I’ll admit that doing it the hard way is something that happens to me. I just hope I’m not being photographed when this happens. 😉
I am going to imagine that this was at a Walmart that I have shopped at. It was quite the experience, however back home, it is even worse. The city Walmarts have nothing on the rural ones. The man would have also been wearing the daisy dukes!
Oy, thanks (I think!).
I wish I had a camera at work, lol. Yesterday, I had a woman in her sixties come in wearing a long sleeve shirt that wasn’t long enough and her belly was hanging out at the bottom.
We have an infamous drunk lady that comes in, smells like booze, buys wine, wears sunglasses and has really bad slurred speech.
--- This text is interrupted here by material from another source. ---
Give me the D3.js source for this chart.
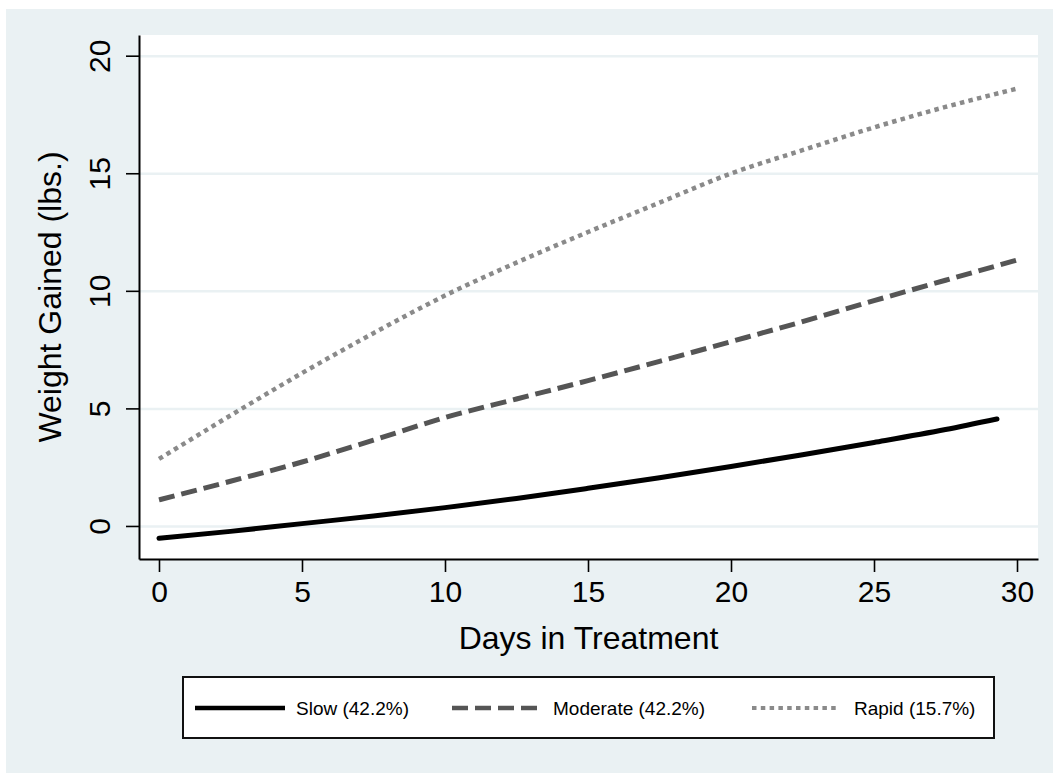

She came in yesterday in a red kimono and jean shorts. (She’s a trip) Note: she was arrested yesterday!
There’s one guy that comes in regularly that has Einstein hair.
There’s one lady that comes in wearing white gloves.
There’s a 500 lb couple, each, that comes in and orders nachos, pop corn, hot dogs and two large sodas. They have a little tiny baby. They both smell like ass.
I’m telling you that my job isn’t for the weak stomached/loud mouths lol.
WalMart is filled with nothing but fashionistas and geniuses. Amazing, isn’t it?
I need to start bringing my camera to Wal-Mart.
Maybe it’s because we live in the suburbs of DC, but we never have interesting people at our Walmart.